What's the most frequent knockout phenotype? Death.

It's a wry joke among geneticists, but it's also true. And it limits the types of questions that can be answered using knockout technology.

One response to the problem has been to make inducible knockouts, which will produce a certain gene product until the gene is disabled by an extraneous signal. Another has been the construction of tissue-specific knockouts, which delete a gene from all or most cells of a given type.

In the May 5, 2005, issue of Cell, scientists from Stanford University debuted a yet more fine-grained solution to the same problem: mosaic mice.

Creating mosaic animals has long been a standard and powerful genetic analysis tool in Drosophila. But of course, if mice can be poor models in drug discovery, fruit flies are further removed still from humans.

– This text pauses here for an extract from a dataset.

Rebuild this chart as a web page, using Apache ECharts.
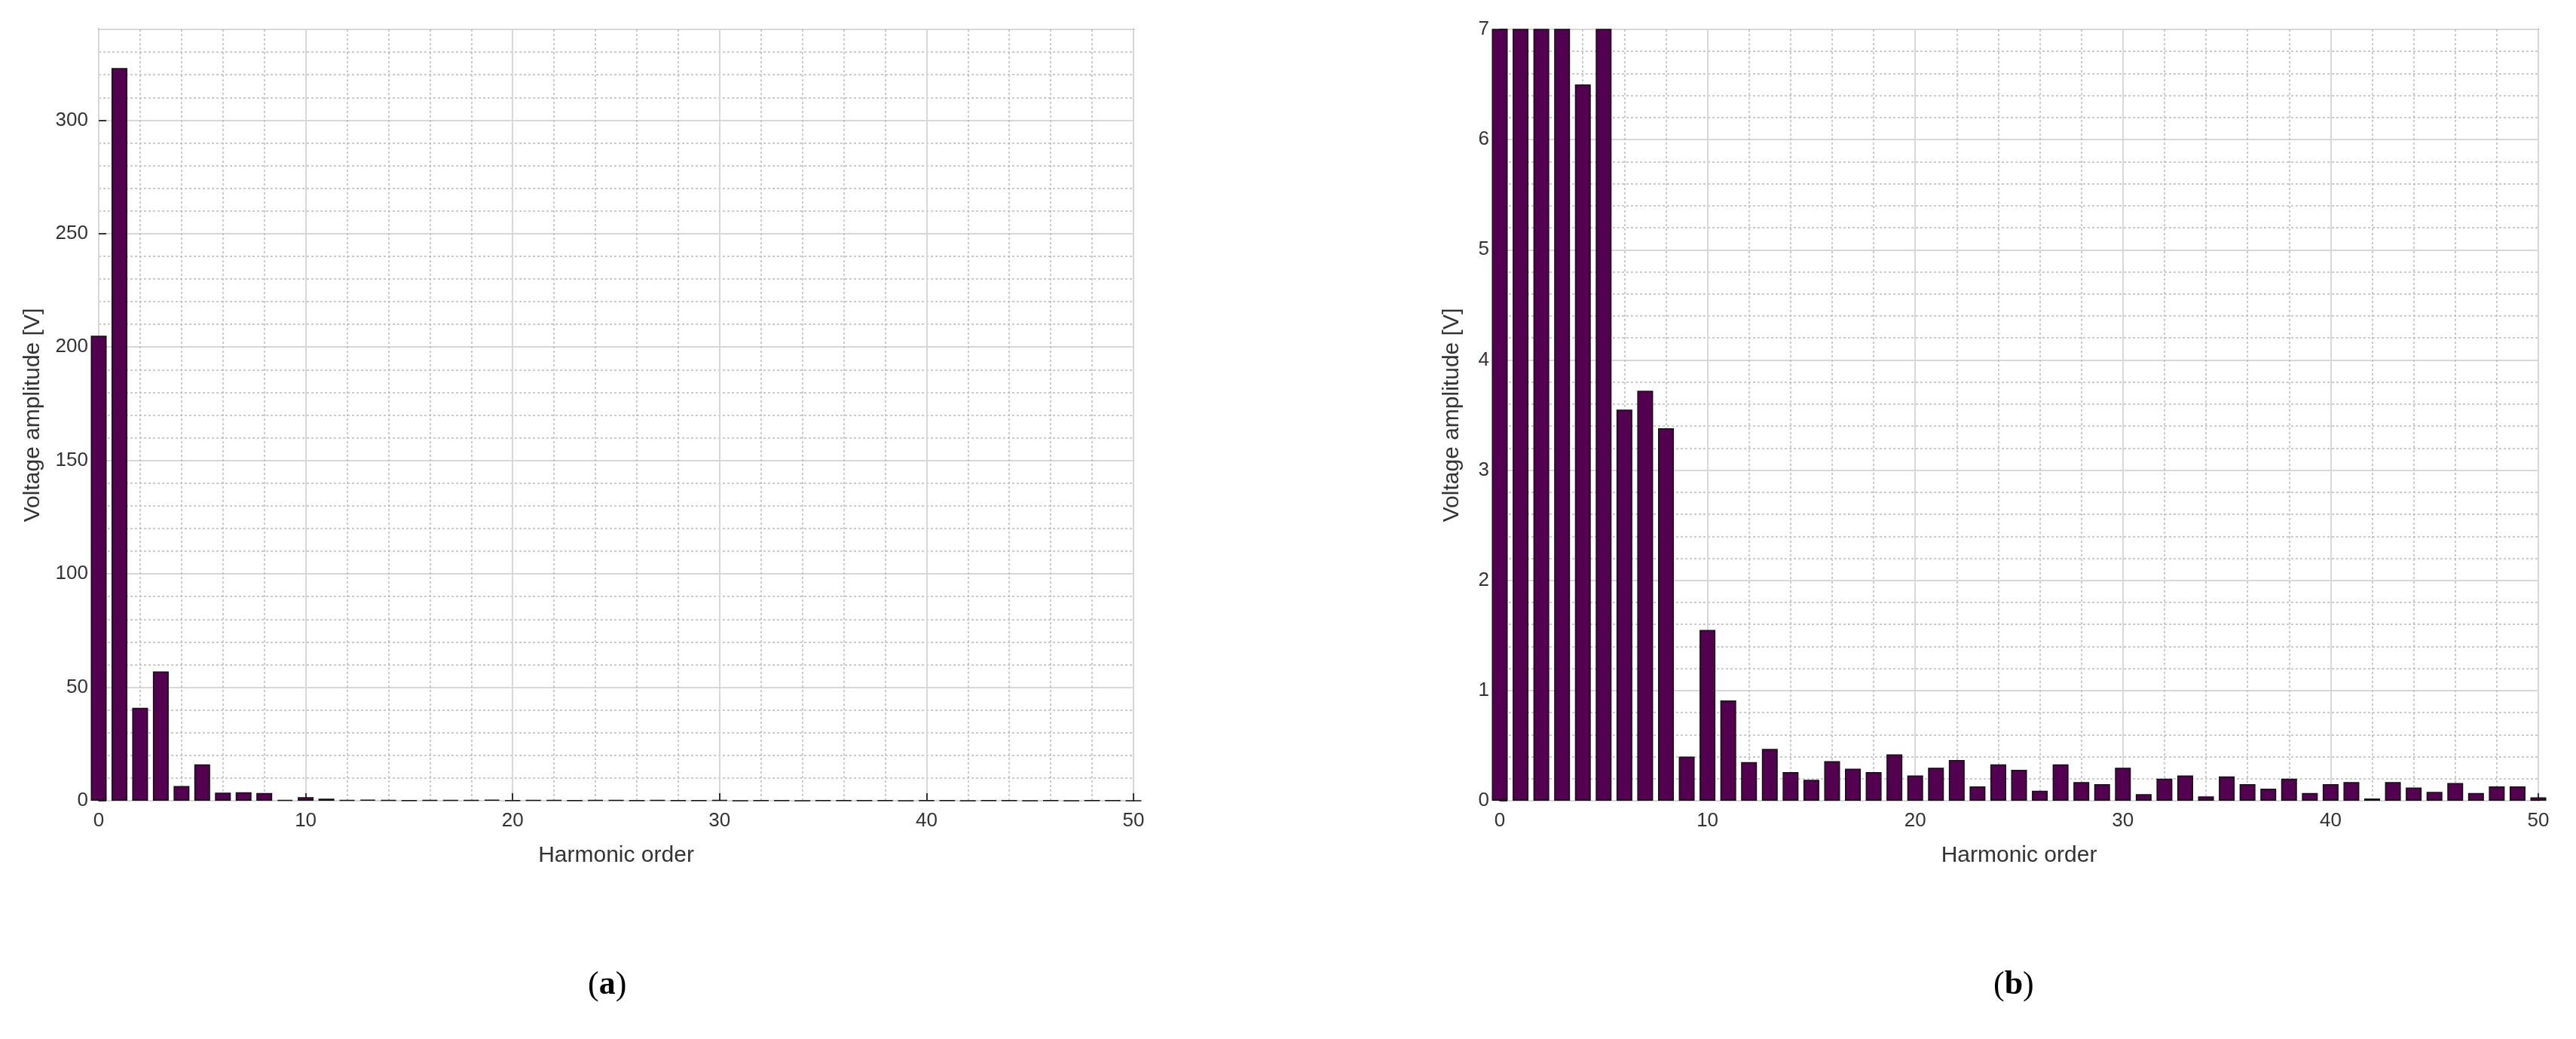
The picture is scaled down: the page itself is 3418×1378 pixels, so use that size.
<!DOCTYPE html>
<html><head><meta charset="utf-8">
<script src="https://cdn.jsdelivr.net/npm/echarts@6/dist/echarts.min.js"></script>
<style>html,body{margin:0;padding:0;background:#fff}#c{width:3418px;height:1378px}</style>
</head><body><div id="c"></div>
<script>
const harmonics = Array.from({length:51},(_,i)=>i);
const amplitude = [205,323,41,57,6.5,16,3.55,3.72,3.38,0.4,1.55,0.91,0.35,0.47,0.26,0.19,0.36,0.29,0.26,0.42,0.23,0.3,0.37,0.13,0.33,0.28,0.09,0.33,0.17,0.15,0.3,0.06,0.2,0.23,0.04,0.22,0.15,0.11,0.2,0.07,0.15,0.17,0.02,0.17,0.12,0.08,0.16,0.07,0.13,0.13,0.03];
const xTicks = [0,10,20,30,40,50];
const labels = ['a','b'];
const chart = echarts.init(document.getElementById('c'));
const font = 'Liberation Sans';
function xAxis(i){return {type:'value',gridIndex:i,min:0,max:50,interval:10,
  name:'Harmonic order',nameLocation:'middle',nameGap:58,nameTextStyle:{fontSize:30,color:'#333',fontFamily:font},
  axisLine:{show:false},axisTick:{inside:true,length:10,lineStyle:{color:'#333',width:2}},
  axisLabel:{fontSize:26,color:'#333',fontFamily:font,margin:14},
  splitLine:{show:true,lineStyle:{color:'#d8d8d8',width:2}},
  minorTick:{show:false,splitNumber:5},minorSplitLine:{show:true,lineStyle:{color:'#bbb',type:[3,3],width:1.5}}};}
function yAxis(i,max,interval,gap){return {type:'value',gridIndex:i,min:0,max:max,interval:interval,
  name:'Voltage amplitude [V]',nameLocation:'middle',nameGap:gap,nameTextStyle:{fontSize:30,color:'#333',fontFamily:font},
  axisLine:{show:false},axisTick:{show:true,inside:true,length:10,lineStyle:{color:'#333',width:2}},
  axisLabel:{fontSize:26,color:'#333',fontFamily:font,margin:14,showMaxLabel:max%interval===0},
  splitLine:{show:true,lineStyle:{color:'#d8d8d8',width:2}},
  minorTick:{show:false,splitNumber:5},minorSplitLine:{show:true,lineStyle:{color:'#bbb',type:[3,3],width:1.5}}};}
const data = harmonics.map((h,i)=>[h,amplitude[i]]);
const barStyle = {color:'#52004f',borderColor:'#111',borderWidth:1.5};
function lab(t){return {text:'({b|'+t+'})',rich:{b:{font:'bold 44px "Liberation Serif"',fill:'#000'}},font:'44px "Liberation Serif"',fill:'#000'};}
chart.setOption({
  animation:false,
  grid:[{left:131,top:39,width:1373,height:1023,show:true,borderColor:'#777',borderWidth:2},
        {left:1990,top:39,width:1378,height:1023,show:true,borderColor:'#777',borderWidth:2}],
  xAxis:[xAxis(0),xAxis(1)],
  yAxis:[yAxis(0,340,50,72),yAxis(1,7,1,48)],
  series:[{type:'bar',xAxisIndex:0,yAxisIndex:0,data:data,barWidth:21,itemStyle:barStyle,clip:true},
          {type:'bar',xAxisIndex:1,yAxisIndex:1,data:data,barWidth:21,itemStyle:barStyle,clip:true}],
  graphic:[{type:'text',left:780,top:1285,style:lab(labels[0])},
           {type:'text',left:2645,top:1285,style:lab(labels[1])}]
});
</script></body></html>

Homologous Drosophila chromosomes line up during cell division, making recombination, and the creation of mosaics, comparatively easy. Creating a mosaic mammal proved much more difficult.

Liqun Luo, assistant professor of biological sciences at Stanford University and senior author of the study, and his colleagues succeeded by developing a technique they dubbed Molecular Analysis with Double Markers, or MADM. The technique engineers three separate mutations onto the sister chromosomes: two marker protein fragments and the mutation of interest.

At the outset, one chromosome contains half of the gene for one of each of two different marker proteins, separated by a recombination site; the chromosome allele has the halves of the two proteins switched. Downstream from the marker protein fragments is the gene of interest, which is present at the outset in one functional and one nonfunctional copy.

When recombination occurs, which it does in a few percent of cells during mitosis, one-quarter of recombined daughter cells will be homozygous for the nonfunctional gene variant. Because the marker proteins, as well as the alleles of interest recombine, all of the cells also will express one marker protein (in the case of the experiments described in Cell, green fluorescent protein). Expression of the other marker protein shows that the cell now is homozygous for the functional gene, while heterozygous cells express either no marker or both. Post-mitotic recombination, which does not alter the cell's genotype, also will lead to double labeling.

One strength of the MADM technique is the 1-to-1 coupling of knockout and labeling. For green fluorescent protein, which is one of the markers the scientists used in their paper, "the background rate is zero," Luo told BioWorld Today. "So even if only one cell turns green, we know it has to contain the mutated gene of interest." Luo said that "possibly, others have succeeded before us [in creating mosaic mammals], but their marker techniques may have been insufficient to really demonstrate it."

Current conditional knockouts require the insertion of flanking sequences for each gene separately. Once a given chromosome has the marker protein fragments engineered in, "with our method, as long as a gene is knocked out, we can convert it to a conditional knockout by crossing," Luo said. "If we just make those 20 pairs, it will really streamline conditional knockouts," he added.

"The technique does not replace flox, in the sense that our frequency is lower," Luo said. While flox knockouts, depending on the strength of the promoter used, can lead to a population in which most or all cells are knockouts, MADM will lead to a cell population with a few percent of knockout cells. Whether or not that is preferable depends on the experimental question being addressed.

The scientists showed proof of principle for the technology by creating such a knock-in on chromosome 19, and using it to study the relationship between lineage and wiring of one type of brain cell, cerebellar granule.

Besides lineage studies, such as the one reported in Cell, other uses of the technology include the analysis of complex genetic diseases; Luo specifically pointed out that one very useful application could be in studying cancer, to visualize and study cells in which loss of heterozygosity - one cellular cause of cancer - has occurred.

The technique is patented, and currently is being licensed to different companies, Luo said. His lab also is in the process of establishing collaboration, as well as improving the technique and working on inserting the marker protein fragments into other chromosomes besides chromosome 19.